Written request: Determine how many lines carry the word "this". Output that number only.

Provided information:
** begin **

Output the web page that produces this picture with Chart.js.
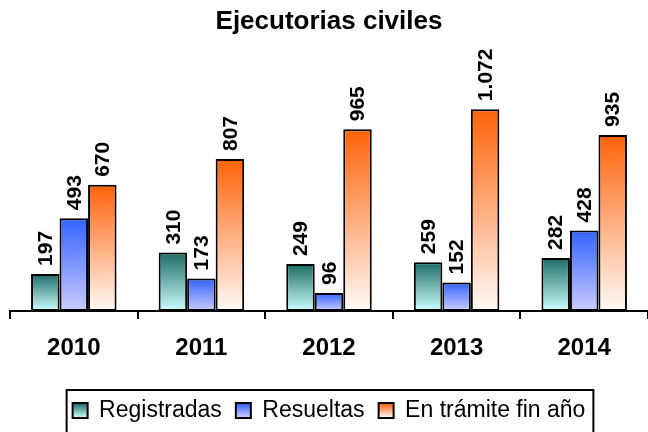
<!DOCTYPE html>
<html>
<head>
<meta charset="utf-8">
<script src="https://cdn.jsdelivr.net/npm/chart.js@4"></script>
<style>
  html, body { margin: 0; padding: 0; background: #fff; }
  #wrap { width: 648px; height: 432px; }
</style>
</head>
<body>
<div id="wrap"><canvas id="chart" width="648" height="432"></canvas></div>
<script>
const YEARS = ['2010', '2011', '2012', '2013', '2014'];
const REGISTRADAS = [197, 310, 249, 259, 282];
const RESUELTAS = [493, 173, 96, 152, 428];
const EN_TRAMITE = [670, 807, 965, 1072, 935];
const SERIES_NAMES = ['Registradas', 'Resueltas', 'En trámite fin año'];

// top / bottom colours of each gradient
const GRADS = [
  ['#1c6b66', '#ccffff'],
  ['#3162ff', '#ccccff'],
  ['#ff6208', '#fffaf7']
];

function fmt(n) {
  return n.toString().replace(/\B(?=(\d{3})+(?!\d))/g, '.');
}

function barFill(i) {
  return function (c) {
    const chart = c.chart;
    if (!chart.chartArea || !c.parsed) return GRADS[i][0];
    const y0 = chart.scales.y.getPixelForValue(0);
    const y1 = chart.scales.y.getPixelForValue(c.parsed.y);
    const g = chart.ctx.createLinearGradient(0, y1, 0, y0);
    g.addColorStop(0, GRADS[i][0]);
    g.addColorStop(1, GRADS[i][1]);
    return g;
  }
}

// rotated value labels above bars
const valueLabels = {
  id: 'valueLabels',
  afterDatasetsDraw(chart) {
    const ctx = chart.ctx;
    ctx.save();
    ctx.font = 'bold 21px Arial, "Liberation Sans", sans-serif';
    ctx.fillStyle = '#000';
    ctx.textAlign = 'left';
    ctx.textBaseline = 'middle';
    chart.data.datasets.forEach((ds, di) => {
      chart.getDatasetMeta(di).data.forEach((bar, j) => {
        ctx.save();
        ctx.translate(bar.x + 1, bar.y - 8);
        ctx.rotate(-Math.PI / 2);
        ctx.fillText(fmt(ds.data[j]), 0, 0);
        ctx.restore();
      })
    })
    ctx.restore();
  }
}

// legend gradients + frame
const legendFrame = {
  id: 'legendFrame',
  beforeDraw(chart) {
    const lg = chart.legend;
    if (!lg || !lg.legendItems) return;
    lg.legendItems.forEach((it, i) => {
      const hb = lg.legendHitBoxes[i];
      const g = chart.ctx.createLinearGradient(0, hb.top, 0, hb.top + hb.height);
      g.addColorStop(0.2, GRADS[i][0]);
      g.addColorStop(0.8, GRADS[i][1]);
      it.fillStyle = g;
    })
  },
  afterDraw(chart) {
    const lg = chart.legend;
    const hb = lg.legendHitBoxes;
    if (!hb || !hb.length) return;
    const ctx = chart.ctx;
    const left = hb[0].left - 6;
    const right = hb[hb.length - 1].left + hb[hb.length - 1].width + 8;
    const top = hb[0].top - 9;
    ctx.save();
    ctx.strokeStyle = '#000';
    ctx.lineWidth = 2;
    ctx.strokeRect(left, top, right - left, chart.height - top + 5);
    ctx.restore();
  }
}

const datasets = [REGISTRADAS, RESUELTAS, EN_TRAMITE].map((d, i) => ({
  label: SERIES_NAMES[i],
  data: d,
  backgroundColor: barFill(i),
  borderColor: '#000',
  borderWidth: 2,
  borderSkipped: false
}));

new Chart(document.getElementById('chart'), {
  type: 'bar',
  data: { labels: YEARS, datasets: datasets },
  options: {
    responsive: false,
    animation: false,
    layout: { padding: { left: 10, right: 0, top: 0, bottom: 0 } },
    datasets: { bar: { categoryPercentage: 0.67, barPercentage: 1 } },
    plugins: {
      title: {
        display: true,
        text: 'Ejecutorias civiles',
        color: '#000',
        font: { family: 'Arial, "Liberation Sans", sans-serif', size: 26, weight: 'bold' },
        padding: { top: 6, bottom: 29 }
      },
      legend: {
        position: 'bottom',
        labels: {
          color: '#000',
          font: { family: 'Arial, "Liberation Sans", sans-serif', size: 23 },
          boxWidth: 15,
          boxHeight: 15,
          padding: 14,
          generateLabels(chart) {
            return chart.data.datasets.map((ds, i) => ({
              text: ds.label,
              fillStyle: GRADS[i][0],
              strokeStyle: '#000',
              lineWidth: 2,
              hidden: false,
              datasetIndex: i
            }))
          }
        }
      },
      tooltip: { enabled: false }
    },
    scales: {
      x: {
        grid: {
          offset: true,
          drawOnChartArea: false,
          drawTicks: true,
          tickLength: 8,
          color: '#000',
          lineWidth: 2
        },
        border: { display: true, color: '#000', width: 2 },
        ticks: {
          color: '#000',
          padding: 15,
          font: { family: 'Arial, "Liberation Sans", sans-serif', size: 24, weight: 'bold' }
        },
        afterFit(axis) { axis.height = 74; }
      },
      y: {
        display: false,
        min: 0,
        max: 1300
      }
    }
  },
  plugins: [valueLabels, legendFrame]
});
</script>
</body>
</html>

** end **
** begin **

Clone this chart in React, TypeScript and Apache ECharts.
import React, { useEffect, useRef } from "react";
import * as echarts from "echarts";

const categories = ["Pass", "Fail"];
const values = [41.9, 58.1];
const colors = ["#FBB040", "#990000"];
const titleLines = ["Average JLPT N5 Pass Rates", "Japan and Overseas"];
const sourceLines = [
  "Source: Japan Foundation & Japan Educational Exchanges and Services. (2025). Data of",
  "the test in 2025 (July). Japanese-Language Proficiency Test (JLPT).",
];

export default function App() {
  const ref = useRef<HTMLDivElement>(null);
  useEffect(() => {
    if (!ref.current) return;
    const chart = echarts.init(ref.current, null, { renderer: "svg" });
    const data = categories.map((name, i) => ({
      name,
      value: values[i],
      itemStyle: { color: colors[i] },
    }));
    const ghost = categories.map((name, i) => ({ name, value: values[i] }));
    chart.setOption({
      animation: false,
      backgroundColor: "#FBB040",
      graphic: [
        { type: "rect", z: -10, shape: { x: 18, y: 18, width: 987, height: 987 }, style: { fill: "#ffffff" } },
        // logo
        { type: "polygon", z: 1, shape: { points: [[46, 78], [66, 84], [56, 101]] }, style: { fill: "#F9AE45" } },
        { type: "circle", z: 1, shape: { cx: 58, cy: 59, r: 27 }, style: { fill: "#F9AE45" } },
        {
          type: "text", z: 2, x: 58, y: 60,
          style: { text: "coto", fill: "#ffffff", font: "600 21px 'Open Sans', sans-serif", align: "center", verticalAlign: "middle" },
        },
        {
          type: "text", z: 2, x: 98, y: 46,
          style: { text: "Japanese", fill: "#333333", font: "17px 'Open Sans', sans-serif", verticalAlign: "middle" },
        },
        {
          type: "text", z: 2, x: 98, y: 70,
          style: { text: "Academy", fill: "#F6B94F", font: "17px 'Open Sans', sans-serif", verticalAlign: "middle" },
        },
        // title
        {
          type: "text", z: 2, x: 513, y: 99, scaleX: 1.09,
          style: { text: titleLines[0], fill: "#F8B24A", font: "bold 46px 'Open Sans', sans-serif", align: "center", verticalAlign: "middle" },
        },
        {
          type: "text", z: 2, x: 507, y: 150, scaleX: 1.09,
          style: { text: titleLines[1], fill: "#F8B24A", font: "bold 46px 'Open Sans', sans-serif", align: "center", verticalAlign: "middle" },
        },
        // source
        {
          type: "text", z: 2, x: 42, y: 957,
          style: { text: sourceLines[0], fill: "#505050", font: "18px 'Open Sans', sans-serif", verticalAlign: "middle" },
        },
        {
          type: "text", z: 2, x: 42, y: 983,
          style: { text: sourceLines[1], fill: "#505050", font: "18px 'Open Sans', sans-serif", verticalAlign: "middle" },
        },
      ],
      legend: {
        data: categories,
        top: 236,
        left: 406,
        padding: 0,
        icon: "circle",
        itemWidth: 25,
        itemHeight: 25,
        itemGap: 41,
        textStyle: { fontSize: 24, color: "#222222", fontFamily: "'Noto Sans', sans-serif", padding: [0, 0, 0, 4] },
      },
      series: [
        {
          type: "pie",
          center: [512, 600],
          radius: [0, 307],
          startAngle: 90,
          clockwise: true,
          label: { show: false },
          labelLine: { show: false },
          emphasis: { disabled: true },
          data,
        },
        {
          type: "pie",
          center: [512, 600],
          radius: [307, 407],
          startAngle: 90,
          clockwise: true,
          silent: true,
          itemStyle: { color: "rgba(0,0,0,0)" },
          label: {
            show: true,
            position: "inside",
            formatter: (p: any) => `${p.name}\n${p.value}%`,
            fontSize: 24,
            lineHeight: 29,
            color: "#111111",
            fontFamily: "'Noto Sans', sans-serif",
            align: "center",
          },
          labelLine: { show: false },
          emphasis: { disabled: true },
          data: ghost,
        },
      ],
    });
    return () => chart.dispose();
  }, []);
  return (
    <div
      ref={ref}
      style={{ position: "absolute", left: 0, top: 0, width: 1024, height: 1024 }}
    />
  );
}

** end **
** begin **

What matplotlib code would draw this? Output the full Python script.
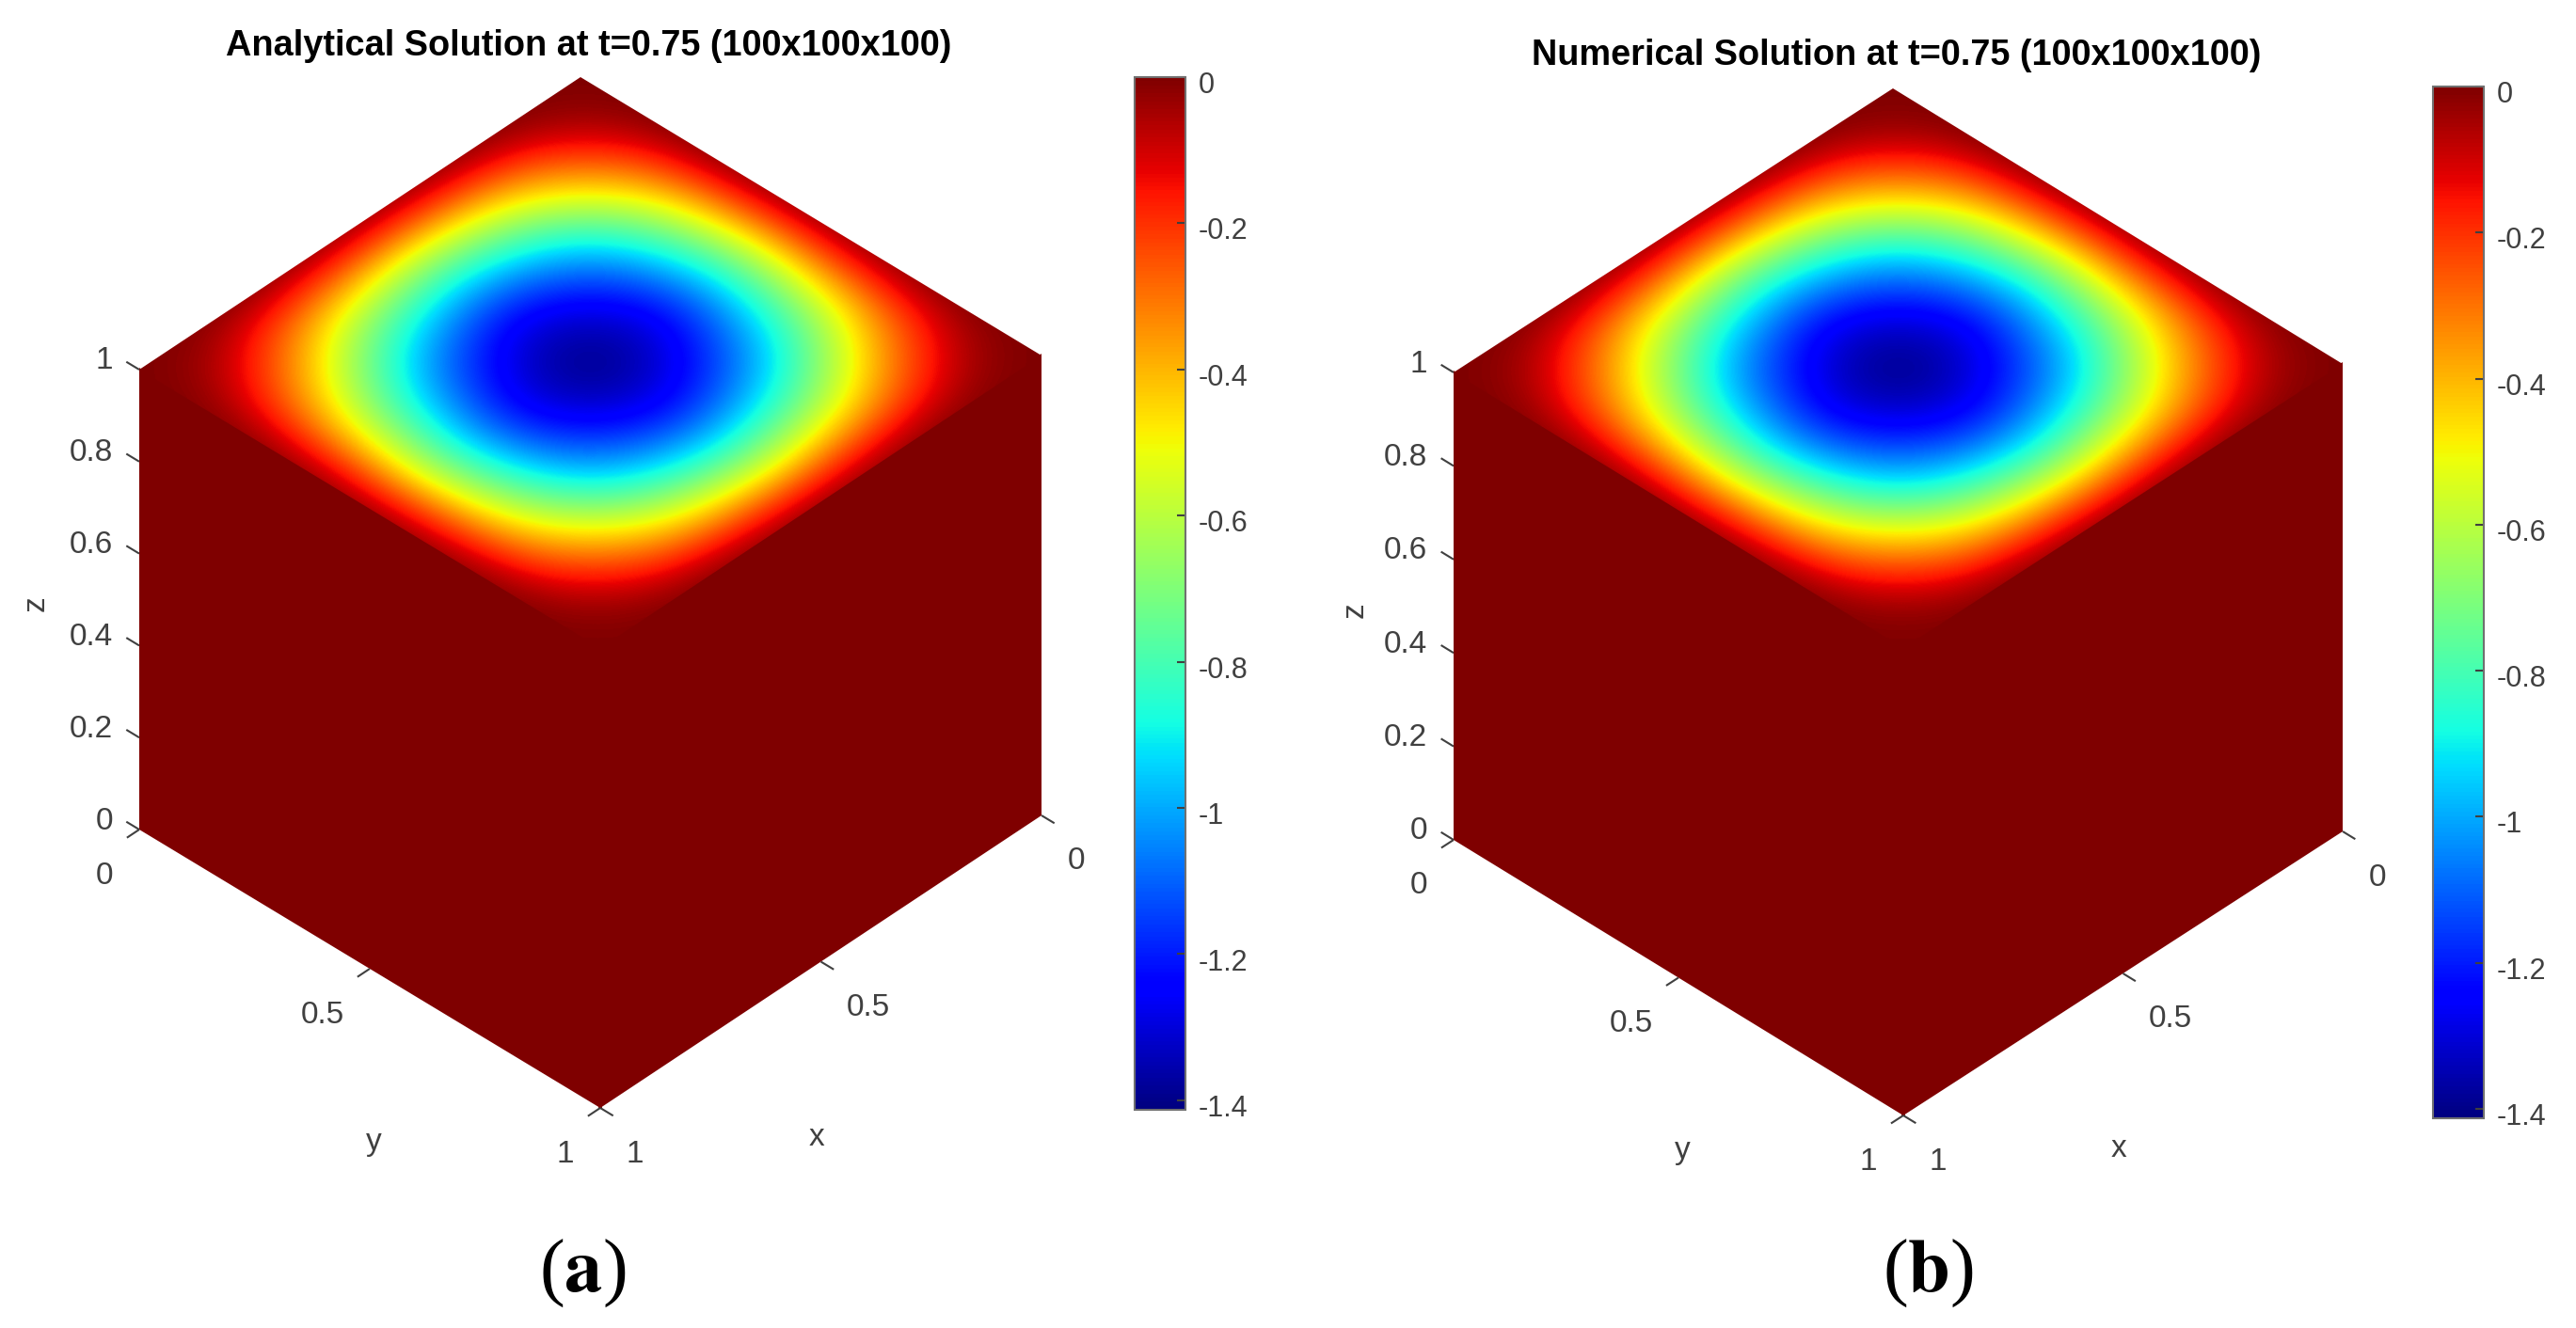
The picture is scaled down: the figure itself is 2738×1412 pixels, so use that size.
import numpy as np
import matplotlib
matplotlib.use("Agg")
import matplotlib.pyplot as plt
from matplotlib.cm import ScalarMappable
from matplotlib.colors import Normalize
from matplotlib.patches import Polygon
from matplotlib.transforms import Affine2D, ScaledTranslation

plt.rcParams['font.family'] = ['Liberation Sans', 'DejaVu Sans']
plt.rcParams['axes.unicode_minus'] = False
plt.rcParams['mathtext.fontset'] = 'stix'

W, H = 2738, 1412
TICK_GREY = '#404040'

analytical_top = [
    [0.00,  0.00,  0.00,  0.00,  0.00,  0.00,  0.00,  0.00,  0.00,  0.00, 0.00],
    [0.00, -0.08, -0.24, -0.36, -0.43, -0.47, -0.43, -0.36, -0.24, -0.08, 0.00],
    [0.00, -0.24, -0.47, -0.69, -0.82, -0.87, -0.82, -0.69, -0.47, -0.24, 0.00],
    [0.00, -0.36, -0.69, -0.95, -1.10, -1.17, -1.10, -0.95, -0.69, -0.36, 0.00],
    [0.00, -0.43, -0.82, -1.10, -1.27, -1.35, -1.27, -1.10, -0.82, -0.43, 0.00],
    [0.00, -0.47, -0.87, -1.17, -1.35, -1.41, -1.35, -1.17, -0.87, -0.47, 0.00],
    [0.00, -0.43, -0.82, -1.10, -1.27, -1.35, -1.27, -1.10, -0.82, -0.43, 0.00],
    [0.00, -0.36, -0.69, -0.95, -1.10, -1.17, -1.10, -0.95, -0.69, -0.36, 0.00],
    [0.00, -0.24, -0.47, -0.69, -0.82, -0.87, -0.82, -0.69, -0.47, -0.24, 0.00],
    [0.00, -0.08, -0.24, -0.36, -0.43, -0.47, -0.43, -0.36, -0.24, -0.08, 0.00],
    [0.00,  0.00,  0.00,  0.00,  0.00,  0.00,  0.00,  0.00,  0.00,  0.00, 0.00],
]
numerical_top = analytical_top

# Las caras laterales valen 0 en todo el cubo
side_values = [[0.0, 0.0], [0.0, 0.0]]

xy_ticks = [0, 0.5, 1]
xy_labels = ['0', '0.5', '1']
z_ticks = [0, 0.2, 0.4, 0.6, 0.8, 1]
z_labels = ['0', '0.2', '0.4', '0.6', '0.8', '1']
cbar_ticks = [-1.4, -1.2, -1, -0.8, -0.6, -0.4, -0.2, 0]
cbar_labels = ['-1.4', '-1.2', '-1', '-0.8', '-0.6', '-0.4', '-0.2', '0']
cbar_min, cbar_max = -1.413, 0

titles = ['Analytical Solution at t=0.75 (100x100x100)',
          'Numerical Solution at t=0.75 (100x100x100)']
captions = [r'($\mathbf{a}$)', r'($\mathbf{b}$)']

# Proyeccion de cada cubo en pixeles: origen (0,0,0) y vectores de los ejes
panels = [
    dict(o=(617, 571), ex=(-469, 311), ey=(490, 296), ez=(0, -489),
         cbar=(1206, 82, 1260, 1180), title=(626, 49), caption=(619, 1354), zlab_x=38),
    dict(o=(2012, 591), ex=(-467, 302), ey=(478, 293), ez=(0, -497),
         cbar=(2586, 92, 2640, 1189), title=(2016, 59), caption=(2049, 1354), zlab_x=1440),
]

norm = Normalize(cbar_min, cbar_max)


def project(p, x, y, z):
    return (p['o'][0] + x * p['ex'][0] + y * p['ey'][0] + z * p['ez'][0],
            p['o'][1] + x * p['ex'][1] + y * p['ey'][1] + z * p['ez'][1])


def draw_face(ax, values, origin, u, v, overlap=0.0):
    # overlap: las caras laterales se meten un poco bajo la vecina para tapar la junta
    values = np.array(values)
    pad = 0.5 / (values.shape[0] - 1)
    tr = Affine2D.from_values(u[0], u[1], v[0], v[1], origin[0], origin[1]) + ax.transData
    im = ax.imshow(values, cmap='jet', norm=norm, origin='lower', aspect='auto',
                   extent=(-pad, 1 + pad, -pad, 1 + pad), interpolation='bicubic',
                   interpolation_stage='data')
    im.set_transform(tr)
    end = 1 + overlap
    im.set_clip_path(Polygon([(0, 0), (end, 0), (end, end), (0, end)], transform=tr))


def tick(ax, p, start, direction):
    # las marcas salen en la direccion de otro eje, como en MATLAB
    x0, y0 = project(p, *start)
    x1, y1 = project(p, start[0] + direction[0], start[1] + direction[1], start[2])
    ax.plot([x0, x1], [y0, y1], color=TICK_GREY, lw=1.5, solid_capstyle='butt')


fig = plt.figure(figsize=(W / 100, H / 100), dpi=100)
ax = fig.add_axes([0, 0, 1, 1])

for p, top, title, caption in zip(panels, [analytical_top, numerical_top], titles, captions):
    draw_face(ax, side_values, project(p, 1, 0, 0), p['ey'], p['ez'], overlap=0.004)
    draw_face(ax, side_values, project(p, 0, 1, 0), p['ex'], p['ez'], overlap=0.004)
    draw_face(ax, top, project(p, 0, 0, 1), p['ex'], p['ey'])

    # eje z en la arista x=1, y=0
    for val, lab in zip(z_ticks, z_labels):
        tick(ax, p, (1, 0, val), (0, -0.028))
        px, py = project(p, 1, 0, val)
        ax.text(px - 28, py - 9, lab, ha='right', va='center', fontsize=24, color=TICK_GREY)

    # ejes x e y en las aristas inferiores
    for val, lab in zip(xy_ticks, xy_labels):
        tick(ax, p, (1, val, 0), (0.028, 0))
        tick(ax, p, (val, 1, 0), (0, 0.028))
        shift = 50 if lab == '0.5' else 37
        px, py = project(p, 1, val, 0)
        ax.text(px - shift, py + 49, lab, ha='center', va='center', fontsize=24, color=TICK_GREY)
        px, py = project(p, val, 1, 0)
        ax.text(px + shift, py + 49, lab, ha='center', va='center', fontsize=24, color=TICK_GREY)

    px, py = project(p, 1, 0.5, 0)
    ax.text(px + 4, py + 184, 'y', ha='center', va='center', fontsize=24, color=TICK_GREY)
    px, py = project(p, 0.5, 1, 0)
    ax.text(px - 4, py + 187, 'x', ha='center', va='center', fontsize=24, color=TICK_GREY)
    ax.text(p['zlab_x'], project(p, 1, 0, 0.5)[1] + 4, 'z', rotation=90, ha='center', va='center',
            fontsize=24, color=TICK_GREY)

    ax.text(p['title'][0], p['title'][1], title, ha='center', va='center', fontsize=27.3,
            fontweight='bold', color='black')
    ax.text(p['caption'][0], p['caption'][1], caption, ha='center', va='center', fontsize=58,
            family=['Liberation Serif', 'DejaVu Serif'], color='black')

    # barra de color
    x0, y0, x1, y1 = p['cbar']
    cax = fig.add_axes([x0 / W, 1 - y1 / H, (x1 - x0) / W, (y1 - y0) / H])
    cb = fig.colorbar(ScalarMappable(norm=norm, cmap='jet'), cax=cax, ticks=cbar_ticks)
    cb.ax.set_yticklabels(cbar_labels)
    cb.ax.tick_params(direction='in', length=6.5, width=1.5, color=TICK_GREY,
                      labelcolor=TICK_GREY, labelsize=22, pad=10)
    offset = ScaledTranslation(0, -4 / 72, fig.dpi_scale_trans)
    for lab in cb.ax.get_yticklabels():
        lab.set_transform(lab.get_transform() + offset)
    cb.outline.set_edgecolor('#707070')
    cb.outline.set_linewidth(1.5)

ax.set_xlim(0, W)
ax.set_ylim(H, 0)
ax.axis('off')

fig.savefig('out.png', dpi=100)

** end **

Answer to the exercise: 3